Ping cocked his head in that direction and said, “That is the way to the railcar station.”
“Okay, let’s go, but let’s not draw any attention to ourselves,” she said. Looking at the head in Sam’s hands, she added, “Can you do something to not look so conspicuous with him?”
“I guess I could zip him up in my jacket, but then I’ll look pregnant, and that might draw some strange looks. Besides, he’d probably smother to death,” Sam said.
Mara rolled her eyes. “He doesn’t even have lungs, at least not any that are attached.”
Ping interjected, “Just tuck him under your arm, like a stack of books, with his face turned toward your side as much as possible. That should not look too awkward, and it’ll protect him in case we encounter people with those crystals. We don’t want him exposed to those again.”
Mara nodded and waved them forward. After turning the corner, they crept for half a block, but, after a few minutes of not encountering anyone, they relaxed and walked at a normal pace—though the chanting did grow louder and clearer the longer they walked. Mara was fairly certain it was coming from two blocks ahead, across the street. She nodded in its direction and gave Ping a questioning look.
He pointed to a skyscraper across the street a block ahead and said, “In our realm, I believe that building is the Portland Plaza condos. It sounds to me like the chanting is coming from at least another block away. That would be Keller Fountain Park, just across the street from the auditorium.”
A muffled sound came from Sam. He looked down and loosened his elbow pressing Cam’s head into his side and asked, “What’s that?”
“I said, Ping’s correct. The park is on the far side of the condos. The auditorium is just beyond that,” Cam said.
“We’ll meander by and see what’s going on. We’re just on our way to the railcar station. We’re not going to
do
anything,” she said. She continued down the sidewalk.
Sam looked at Ping and said, “Yeah, right.” Then he peered at Cam. “One day we’ll get you and your body back together, I promise. I just can’t promise it will be tonight, but it will happen.”
Mara noticed the street sign as they crossed Southwest Fifth Avenue. They were on Market Street, approaching the park from the west. All she could see were a row of tall leafless trees backlit from some artificial source nestled in a copse of smaller evergreen trees and shrubs.
Doesn’t look like much of a park from this angle
. The light among the trees was reflected in the large glass panes of the modern auditorium beyond.

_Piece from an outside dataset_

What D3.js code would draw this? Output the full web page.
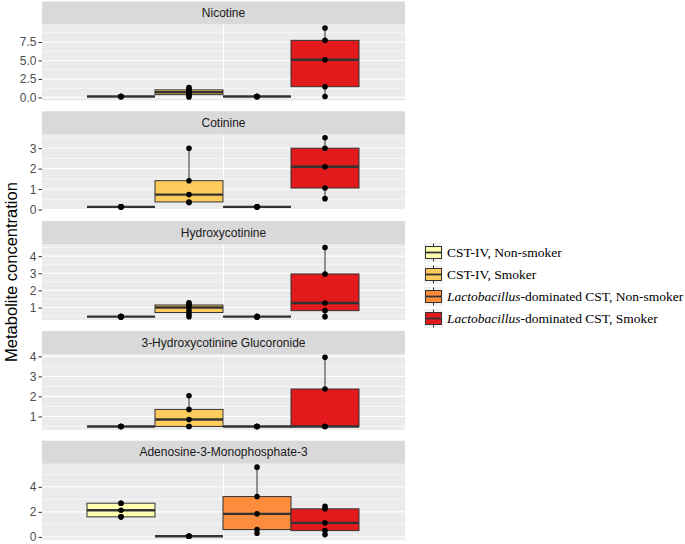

Voices drew Mara’s attention to the cluster of evergreens. Movement and shadows indicated a crowd of people clustered across the street, hidden in an alcove of some kind. The chanting was clearer now. As they approached Southwest Third, the tempo of the chanting increased, became more urgent. A knot of people spilling into the road across from the auditorium pressed forward, craning to see into the alcove. Light danced on their faces, and they chanted even faster. They had dropped the last phrase, only chanted, “See the light. Shine the light.” Faster and faster. Mara’s heart pounded as if somehow it was in sync with the words, speeding up, feeling the urgency of the crowd.

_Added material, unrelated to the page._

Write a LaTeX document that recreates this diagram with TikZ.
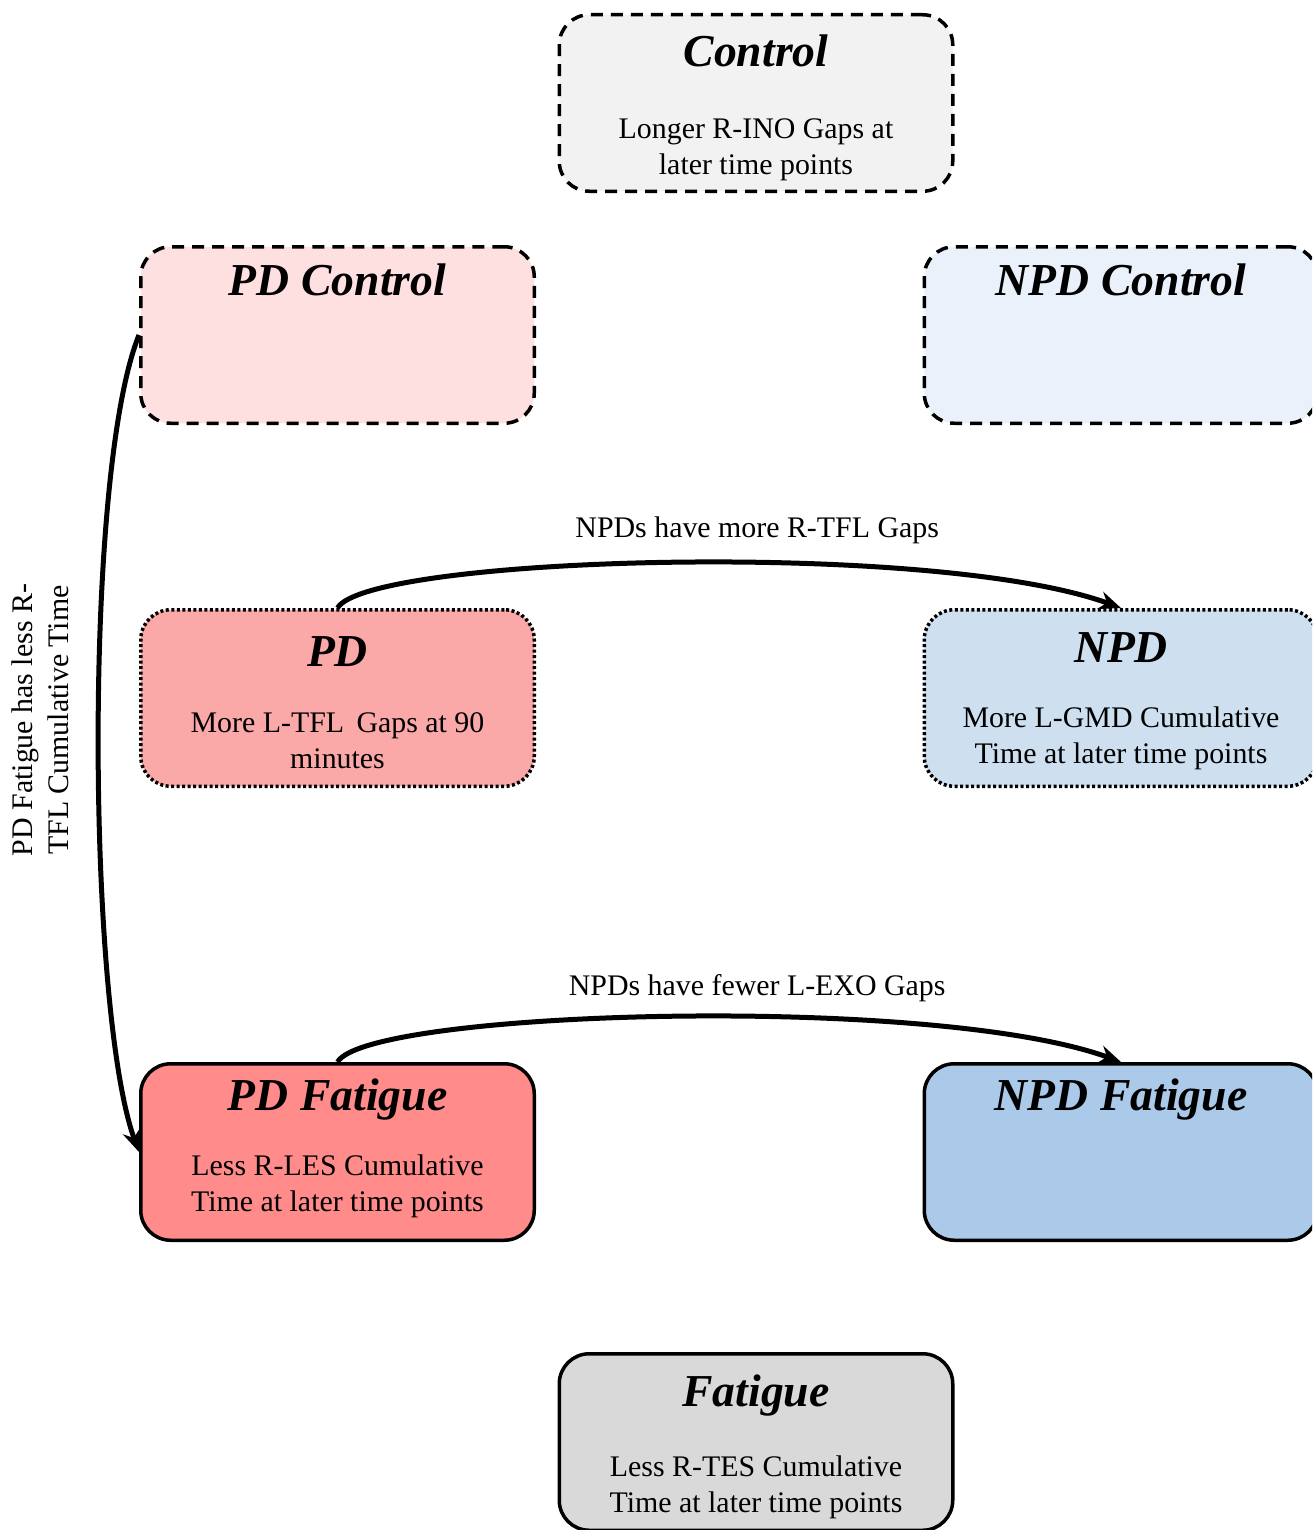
\documentclass[tikz,border=0pt]{standalone}
\usepackage{fontspec}
\setmainfont{Liberation Serif}
\usetikzlibrary{arrows.meta,positioning}

\definecolor{ctrlgray}{HTML}{F2F2F2}
\definecolor{pdctrlfill}{HTML}{FFE0E1}
\definecolor{npdctrlfill}{HTML}{EAF1FA}
\definecolor{pdfill}{HTML}{FBA8A9}
\definecolor{npdfill}{HTML}{CEDFF0}
\definecolor{pdfatfill}{HTML}{FF8B8B}
\definecolor{npdfatfill}{HTML}{ABC9E8}
\definecolor{fatgray}{HTML}{D9D9D9}

\begin{document}
\begin{tikzpicture}[>={Stealth[length=0.44cm,width=0.36cm]},
  box/.style={draw,rounded corners=0.6cm,line width=0.07cm,minimum width=7.87cm,minimum height=3.53cm},
  ctrlbox/.style={box,dash pattern=on 0.24cm off 0.16cm},
  groupbox/.style={box,dash pattern=on 0.06cm off 0.05cm},
  fatbox/.style={box},
  ttl/.style={font=\fontsize{26}{30}\selectfont\bfseries\itshape,inner sep=0pt,anchor=base},
  txt/.style={font=\fontsize{17}{20.5}\selectfont,align=center,inner sep=0pt},
  link/.style={->,line width=0.1cm}]

  \useasboundingbox (0,0) rectangle (26.24,-30.6);
  \clip (0,0) rectangle (26.24,-30.6);

  % control row
  \node[ctrlbox,fill=ctrlgray] (ctrl) at (15.12,-2.06) {};
  \node[ttl] (ctrlT) at ([yshift=-1.08cm]ctrl.north) {Control};
  \node[txt] (ctrlB) at ([yshift=-2.74cm]ctrl.north) {Longer R-INO Gaps at\\later time points};

  \node[ctrlbox,fill=pdctrlfill] (pdctrl) at (6.75,-6.7) {};
  \node[ttl] (pdctrlT) at ([yshift=-1.0cm]pdctrl.north) {PD Control};

  \node[ctrlbox,fill=npdctrlfill] (npdctrl) at (22.42,-6.7) {};
  \node[ttl] (npdctrlT) at ([yshift=-1.0cm]npdctrl.north) {NPD Control};

  % group row
  \node[groupbox,fill=pdfill] (pd) at (6.75,-13.96) {};
  \node[ttl] (pdT) at ([yshift=-1.16cm]pd.north) {PD};
  \node[txt] (pdB) at ([yshift=-2.66cm]pd.north) {More L-TFL\, Gaps at 90\\minutes};

  \node[groupbox,fill=npdfill] (npd) at (22.42,-13.96) {};
  \node[ttl] (npdT) at ([yshift=-1.08cm]npd.north) {NPD};
  \node[txt] (npdB) at ([yshift=-2.6cm]npd.north) {More L-GMD Cumulative\\Time at later time points};

  % fatigue row
  \node[fatbox,fill=pdfatfill] (pdfat) at (6.75,-23.04) {};
  \node[ttl] (pdfatT) at ([yshift=-0.96cm]pdfat.north) {PD Fatigue};
  \node[txt] (pdfatB) at ([yshift=-2.48cm]pdfat.north) {Less R-LES Cumulative\\Time at later time points};

  \node[fatbox,fill=npdfatfill] (npdfat) at (22.42,-23.04) {};
  \node[ttl] (npdfatT) at ([yshift=-0.96cm]npdfat.north) {NPD Fatigue};

  \node[fatbox,fill=fatgray] (fat) at (15.12,-28.84) {};
  \node[ttl] (fatT) at ([yshift=-1.08cm]fat.north) {Fatigue};
  \node[txt] (fatB) at ([yshift=-2.7cm]fat.north) {Less R-TES Cumulative\\Time at later time points};

  % connectors
  \draw[link] (pd.north) to[out=60,in=160,out distance=1.2cm,in distance=4cm]
    node[txt,pos=0.585,above=0.33cm] (tflL) {NPDs have more R-TFL Gaps} (npd.north);
  \draw[link] (pdfat.north) to[out=60,in=160,out distance=1.2cm,in distance=4cm]
    node[txt,pos=0.585,above=0.25cm] (exoL) {NPDs have fewer L-EXO Gaps} (npdfat.north);
  \draw[link] (pdctrl.west) to[out=-112,in=110,out distance=3cm,in distance=3cm] (pdfat.west);

  \node[txt,rotate=90] (fatL) at (0.8,-14.4) {PD Fatigue has less R-\\TFL Cumulative Time};
\end{tikzpicture}
\end{document}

She stopped at the crosswalk across from the tiny park and looked at Ping as he caught up to her. “Something is going on over there. I’ll get a closer look. You guys stay here. I don’t think it would be a good idea to take Cam over there.”
“I agree that Sam should remain here to look after Cam, but I would feel better if I accompanied you. You have no idea what you are walking into,” Ping said.
“You think I might need another distraction to deal with the situation?”
Ping shrugged. “You never know.” He turned to Sam, who had a look of disgust on his face.
“You guys expect me and Cam to stand here in front of this dark parking garage until you come back?” Sam asked. Ping opened his mouth to make a case, but Sam waved a dismissive hand in the direction of the park and said, “Go ahead. If you guys aren’t back in ten minutes, we’re leaving without you. Cam knows the way.”